Зак очень красочно представил себе все это: Август сидит на корточках у костра, мясо жарится на вертеле. Куча трупов, развешанных на деревьях; шкуры, прибитые гвоздями к стволам деревьев. Зак всегда немного побаивался лесов, даже тех, что были в парке, а Август, очевидно, их не боялся. Если бы что-нибудь зашуршало в кустах, лерианец развернулся бы, сверкнув ножом в свете костра, и перерезал бы ему горло. Зак почти чувствовал, как горячая кровь заливает его руки.
– И ты продашь меня такому человеку?
– Нет, если он не заплатит больше Волосача.
Зак не торопясь сделал большой глоток эля, чтобы Бевин не заметил, как у него дрожат губы. Но Бевин, должно быть, все равно это заметил, потому что рассмеялся.
– Расслабься, щенок. Я тебя просто разыгрываю.
Зак расправил плечи.
– Так ты... не продашь меня Августу?
– Нет, если только он не предложил так много, что я просто не смогу отказаться. Но тут, похоже, шансы в твою пользу. У Волосача причин платить больше, чем у лерианца. Скорее всего, он предложит самую высокую цену. Страх - гораздо более сильный мотиватор, чем гнев.
У Зака от злости раскраснелись щёки.
– Жадность - тоже довольно сильный мотиватор.
– Я же говорил, - Бевин пожал плечами.
– Мир суров.
«Вот тебе и планы на будущее».
* * *
– Вот и всё, - сказал Коди, глядя, как солнце опускается за горизонт, растворяясь в кровавой дымке смога.
– День подошёл к концу.
– Сержант выглядел настолько унылым, что можно было решить, будто с наступлением сумерек жизнь должна была его покинуть.
– У нас всегда есть завтра, - сказал Ленуар, надеясь, что его голос звучит решительно.

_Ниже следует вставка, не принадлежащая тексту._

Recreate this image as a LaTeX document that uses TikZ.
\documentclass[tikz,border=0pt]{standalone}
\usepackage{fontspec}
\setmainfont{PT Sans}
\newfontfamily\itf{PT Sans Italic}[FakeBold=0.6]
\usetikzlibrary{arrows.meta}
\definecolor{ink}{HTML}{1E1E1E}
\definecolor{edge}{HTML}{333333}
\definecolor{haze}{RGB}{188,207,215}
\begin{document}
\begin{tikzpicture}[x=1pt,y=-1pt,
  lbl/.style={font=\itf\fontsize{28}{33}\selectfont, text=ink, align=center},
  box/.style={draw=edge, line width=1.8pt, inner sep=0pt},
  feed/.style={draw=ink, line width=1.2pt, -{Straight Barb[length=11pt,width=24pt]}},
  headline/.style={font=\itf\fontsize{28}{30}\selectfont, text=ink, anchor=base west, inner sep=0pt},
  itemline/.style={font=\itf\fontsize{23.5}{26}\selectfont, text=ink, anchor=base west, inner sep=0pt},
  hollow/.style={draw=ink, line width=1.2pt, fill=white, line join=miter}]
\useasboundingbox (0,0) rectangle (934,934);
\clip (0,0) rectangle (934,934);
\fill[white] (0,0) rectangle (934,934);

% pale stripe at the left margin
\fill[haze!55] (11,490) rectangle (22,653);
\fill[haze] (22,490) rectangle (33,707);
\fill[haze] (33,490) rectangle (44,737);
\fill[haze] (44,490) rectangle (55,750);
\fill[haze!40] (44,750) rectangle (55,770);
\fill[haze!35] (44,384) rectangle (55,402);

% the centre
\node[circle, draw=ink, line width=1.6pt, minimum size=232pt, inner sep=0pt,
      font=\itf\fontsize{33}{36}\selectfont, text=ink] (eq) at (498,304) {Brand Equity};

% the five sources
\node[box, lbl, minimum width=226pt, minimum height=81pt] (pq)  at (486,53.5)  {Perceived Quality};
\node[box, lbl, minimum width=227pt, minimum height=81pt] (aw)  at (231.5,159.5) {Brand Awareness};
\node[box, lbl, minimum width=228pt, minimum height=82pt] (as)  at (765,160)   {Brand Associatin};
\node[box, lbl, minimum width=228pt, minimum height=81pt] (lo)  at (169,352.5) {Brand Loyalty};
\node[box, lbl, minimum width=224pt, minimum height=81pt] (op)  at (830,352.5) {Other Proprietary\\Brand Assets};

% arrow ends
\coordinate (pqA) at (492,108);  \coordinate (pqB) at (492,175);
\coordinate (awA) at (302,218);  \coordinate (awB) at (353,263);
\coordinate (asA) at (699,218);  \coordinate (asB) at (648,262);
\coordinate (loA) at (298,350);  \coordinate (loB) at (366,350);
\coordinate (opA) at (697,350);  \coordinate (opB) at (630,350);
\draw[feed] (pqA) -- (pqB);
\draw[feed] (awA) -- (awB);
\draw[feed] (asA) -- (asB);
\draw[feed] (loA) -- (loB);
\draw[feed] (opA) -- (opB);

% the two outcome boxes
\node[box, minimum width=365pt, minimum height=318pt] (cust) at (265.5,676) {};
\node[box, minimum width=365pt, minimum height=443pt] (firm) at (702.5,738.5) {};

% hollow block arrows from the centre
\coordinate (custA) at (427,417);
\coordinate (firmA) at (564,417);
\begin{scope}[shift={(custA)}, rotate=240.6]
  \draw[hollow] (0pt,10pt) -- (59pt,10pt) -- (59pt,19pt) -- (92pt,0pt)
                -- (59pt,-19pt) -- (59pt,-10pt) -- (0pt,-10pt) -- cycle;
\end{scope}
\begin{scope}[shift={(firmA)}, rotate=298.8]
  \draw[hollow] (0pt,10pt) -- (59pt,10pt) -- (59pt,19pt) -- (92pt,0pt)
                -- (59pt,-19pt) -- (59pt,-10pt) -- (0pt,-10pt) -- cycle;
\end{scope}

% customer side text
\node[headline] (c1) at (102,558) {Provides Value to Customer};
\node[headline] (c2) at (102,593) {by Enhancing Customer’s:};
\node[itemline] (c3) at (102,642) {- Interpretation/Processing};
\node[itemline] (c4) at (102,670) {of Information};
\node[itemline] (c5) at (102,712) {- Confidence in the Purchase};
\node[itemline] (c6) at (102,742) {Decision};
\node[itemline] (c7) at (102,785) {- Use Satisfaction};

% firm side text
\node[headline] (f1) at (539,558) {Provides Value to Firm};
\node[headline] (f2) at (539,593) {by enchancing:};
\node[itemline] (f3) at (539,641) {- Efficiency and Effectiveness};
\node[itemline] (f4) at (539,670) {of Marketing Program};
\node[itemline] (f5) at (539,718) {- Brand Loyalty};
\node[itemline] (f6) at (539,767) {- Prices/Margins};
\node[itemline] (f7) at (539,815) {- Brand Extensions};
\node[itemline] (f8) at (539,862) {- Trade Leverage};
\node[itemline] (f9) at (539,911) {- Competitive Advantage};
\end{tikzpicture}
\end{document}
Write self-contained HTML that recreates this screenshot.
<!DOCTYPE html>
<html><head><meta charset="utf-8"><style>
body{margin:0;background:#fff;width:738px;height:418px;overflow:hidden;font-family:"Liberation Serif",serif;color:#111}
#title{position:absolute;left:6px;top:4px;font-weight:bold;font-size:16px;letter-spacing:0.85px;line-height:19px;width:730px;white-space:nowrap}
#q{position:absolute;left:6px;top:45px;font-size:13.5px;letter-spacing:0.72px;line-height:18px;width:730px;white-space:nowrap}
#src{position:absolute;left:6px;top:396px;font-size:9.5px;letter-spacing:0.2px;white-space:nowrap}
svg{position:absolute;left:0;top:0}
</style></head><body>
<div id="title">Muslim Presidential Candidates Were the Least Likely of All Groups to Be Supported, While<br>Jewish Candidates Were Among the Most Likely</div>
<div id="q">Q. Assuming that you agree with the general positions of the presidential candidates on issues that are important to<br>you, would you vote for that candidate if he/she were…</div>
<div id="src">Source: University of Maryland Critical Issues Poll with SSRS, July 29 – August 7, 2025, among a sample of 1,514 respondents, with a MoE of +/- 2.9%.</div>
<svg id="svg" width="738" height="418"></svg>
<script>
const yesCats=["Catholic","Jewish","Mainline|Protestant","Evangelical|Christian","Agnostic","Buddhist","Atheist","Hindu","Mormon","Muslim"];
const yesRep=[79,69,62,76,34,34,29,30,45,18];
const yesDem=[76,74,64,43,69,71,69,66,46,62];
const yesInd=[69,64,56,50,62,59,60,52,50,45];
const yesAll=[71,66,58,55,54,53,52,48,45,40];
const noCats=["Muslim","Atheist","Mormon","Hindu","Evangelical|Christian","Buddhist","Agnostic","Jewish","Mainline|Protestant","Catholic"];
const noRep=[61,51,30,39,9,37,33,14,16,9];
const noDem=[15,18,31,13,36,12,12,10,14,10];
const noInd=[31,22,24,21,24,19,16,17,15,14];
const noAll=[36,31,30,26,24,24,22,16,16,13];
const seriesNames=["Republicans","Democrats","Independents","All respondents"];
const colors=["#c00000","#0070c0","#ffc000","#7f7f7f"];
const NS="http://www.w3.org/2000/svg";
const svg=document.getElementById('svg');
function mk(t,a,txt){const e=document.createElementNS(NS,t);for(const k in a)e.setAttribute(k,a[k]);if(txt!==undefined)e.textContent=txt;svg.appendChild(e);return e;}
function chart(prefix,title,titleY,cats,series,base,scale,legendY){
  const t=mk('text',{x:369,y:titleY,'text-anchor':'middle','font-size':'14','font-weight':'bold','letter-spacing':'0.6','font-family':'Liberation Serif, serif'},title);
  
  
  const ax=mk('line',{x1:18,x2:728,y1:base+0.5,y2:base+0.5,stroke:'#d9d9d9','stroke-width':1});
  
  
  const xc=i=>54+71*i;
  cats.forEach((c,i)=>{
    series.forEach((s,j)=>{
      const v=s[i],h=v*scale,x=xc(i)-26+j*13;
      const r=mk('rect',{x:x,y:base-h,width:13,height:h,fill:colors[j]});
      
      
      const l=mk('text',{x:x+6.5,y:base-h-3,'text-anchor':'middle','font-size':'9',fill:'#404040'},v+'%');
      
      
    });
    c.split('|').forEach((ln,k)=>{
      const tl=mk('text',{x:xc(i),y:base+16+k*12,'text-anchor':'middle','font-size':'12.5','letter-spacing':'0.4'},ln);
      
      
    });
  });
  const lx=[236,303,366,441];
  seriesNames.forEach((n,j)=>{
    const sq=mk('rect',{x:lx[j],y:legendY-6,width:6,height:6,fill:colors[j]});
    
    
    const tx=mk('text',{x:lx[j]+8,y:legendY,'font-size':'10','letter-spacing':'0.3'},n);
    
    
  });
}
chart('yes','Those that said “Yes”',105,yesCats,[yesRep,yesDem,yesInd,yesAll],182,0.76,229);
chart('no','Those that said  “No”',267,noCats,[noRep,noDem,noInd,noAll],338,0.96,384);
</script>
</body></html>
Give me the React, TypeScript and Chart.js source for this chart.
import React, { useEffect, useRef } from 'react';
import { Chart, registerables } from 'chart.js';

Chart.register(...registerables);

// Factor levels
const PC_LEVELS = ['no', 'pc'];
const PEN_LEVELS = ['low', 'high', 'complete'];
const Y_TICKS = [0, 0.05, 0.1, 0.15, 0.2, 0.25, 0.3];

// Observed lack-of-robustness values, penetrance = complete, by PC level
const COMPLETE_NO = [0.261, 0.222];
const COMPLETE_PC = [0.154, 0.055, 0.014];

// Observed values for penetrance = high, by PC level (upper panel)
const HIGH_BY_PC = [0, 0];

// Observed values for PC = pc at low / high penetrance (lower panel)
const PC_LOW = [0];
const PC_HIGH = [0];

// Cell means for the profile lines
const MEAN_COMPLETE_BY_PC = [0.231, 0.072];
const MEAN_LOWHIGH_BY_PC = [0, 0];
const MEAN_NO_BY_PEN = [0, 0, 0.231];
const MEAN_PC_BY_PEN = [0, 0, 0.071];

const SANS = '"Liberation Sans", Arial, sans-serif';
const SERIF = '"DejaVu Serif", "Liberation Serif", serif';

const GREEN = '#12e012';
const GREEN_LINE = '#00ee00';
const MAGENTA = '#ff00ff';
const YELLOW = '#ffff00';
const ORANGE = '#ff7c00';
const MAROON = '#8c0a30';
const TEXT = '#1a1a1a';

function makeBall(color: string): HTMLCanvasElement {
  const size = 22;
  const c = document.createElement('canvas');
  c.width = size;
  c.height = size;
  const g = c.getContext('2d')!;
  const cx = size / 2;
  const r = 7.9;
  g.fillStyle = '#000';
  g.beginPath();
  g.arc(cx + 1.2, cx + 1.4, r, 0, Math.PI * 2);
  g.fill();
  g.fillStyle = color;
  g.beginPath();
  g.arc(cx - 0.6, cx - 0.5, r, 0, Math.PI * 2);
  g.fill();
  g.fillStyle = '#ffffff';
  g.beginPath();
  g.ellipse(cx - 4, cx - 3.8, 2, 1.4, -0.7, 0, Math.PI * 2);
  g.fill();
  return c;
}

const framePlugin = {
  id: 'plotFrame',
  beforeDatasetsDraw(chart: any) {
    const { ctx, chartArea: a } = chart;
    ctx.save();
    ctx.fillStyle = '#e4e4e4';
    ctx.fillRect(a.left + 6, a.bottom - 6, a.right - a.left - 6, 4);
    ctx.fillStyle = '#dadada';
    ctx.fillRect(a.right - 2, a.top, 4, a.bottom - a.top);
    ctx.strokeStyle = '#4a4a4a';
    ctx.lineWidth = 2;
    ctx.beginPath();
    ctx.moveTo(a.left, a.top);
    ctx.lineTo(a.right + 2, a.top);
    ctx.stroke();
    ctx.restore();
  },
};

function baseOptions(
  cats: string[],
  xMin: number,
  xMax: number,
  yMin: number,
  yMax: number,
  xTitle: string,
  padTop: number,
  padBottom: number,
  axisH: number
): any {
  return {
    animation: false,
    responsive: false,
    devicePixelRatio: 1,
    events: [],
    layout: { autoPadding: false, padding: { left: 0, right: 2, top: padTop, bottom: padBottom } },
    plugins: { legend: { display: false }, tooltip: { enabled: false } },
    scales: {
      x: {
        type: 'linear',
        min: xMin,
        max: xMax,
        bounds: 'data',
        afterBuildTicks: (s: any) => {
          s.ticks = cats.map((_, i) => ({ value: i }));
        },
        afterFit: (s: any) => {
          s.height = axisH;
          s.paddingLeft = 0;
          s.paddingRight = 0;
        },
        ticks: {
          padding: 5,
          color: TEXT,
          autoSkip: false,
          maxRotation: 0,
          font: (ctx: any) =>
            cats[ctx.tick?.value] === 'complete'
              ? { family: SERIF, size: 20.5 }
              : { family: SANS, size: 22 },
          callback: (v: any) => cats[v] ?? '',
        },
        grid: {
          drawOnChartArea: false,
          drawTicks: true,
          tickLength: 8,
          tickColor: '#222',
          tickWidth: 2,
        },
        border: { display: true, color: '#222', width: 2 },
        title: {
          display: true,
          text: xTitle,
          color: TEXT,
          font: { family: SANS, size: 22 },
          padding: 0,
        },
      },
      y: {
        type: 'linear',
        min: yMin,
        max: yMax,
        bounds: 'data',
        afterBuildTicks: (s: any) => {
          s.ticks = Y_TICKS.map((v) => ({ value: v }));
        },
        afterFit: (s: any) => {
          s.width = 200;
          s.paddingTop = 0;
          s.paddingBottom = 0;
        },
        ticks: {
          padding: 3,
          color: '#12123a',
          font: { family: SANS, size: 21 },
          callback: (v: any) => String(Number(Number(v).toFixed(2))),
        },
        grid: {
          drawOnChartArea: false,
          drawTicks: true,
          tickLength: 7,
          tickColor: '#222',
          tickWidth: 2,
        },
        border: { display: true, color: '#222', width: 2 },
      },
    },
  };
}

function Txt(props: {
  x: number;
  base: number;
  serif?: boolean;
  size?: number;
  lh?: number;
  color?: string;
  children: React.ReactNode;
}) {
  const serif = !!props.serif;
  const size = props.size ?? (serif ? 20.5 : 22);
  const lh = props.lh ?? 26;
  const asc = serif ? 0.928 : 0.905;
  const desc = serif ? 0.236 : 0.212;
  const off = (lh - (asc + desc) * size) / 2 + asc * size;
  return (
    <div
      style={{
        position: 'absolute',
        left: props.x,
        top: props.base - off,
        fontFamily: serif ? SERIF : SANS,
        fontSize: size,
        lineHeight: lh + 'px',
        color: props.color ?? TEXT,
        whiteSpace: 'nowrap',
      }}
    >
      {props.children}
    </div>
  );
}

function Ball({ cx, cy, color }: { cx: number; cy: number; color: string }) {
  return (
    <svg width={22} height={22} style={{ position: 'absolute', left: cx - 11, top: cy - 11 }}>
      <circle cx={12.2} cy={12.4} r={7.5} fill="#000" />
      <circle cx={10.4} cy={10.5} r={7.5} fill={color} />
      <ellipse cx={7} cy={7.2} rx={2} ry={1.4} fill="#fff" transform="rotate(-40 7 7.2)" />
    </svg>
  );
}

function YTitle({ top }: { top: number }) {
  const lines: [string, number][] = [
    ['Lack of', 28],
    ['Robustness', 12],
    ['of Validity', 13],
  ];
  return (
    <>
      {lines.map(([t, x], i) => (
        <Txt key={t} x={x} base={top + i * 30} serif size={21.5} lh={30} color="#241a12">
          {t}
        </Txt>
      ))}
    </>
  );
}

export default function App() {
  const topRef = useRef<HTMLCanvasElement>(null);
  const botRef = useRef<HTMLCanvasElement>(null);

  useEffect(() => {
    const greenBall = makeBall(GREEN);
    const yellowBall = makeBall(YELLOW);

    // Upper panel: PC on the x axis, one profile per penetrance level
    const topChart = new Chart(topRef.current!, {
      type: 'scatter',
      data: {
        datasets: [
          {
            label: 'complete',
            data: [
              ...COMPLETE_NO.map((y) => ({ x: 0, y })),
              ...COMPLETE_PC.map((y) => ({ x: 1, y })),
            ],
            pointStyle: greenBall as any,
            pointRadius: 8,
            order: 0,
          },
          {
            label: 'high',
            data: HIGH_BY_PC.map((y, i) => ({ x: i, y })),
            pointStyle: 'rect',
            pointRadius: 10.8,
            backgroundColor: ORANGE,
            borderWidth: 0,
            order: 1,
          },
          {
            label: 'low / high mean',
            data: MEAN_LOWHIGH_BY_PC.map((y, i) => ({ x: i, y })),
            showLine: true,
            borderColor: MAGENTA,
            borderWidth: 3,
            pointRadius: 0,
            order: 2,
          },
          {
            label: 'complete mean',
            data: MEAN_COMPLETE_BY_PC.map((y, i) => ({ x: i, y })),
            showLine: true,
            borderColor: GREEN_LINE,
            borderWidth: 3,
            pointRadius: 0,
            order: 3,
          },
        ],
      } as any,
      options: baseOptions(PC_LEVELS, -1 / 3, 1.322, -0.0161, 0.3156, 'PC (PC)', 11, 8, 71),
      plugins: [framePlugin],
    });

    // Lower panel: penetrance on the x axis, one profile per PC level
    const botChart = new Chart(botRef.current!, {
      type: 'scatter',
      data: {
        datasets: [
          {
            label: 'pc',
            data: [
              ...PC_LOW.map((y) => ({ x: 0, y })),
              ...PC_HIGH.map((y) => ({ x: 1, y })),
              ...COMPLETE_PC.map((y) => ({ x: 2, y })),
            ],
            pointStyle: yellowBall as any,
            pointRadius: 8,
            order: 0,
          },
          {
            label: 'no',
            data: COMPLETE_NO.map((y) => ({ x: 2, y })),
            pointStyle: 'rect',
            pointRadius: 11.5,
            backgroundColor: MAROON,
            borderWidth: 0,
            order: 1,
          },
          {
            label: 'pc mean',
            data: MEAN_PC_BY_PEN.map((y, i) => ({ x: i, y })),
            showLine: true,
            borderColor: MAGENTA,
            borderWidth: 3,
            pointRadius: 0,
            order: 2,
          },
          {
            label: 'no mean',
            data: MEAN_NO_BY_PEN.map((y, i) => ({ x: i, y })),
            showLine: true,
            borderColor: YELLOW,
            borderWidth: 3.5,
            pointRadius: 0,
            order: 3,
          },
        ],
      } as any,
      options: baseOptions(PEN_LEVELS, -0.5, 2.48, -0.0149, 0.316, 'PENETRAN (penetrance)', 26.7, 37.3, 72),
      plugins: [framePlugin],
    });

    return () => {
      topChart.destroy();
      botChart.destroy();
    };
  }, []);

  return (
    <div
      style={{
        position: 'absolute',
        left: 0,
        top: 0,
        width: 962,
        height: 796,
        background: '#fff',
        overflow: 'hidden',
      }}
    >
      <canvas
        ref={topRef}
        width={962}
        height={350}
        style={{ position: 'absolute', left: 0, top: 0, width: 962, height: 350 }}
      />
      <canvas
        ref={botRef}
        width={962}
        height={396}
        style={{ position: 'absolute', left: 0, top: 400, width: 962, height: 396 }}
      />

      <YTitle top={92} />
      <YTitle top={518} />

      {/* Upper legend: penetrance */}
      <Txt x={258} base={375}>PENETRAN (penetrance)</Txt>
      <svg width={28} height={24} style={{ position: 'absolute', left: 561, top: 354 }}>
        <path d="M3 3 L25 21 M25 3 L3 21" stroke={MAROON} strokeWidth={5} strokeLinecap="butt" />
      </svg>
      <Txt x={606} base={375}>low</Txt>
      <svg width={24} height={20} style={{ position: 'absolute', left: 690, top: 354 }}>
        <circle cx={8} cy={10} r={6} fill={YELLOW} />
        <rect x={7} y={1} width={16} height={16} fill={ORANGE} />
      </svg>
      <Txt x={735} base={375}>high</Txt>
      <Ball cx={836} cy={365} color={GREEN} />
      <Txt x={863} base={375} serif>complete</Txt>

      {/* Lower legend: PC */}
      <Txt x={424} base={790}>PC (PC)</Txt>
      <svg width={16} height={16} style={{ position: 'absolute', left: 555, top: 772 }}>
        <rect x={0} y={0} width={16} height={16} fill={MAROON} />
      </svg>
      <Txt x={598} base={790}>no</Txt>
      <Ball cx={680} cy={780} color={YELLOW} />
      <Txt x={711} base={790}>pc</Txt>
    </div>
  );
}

Пепел щекотал ему нос и щипал глаза, как и дым от тысяч пожаров, когда люди по всему Кенниану пытались прогнать чуму кострами и суевериями.
В нескольких километрах отсюда, в самом центре Лагеря, Мерден лечил больных — или, по крайней мере, пытался это сделать, — а сержант Иннес и пара часовых стояли на страже, охраняя целителя от убийцы. Констебль Креарс всю ночь будет держать барьер - и не понятно, выделил ли для этой цели шеф Рек дополнительных людей.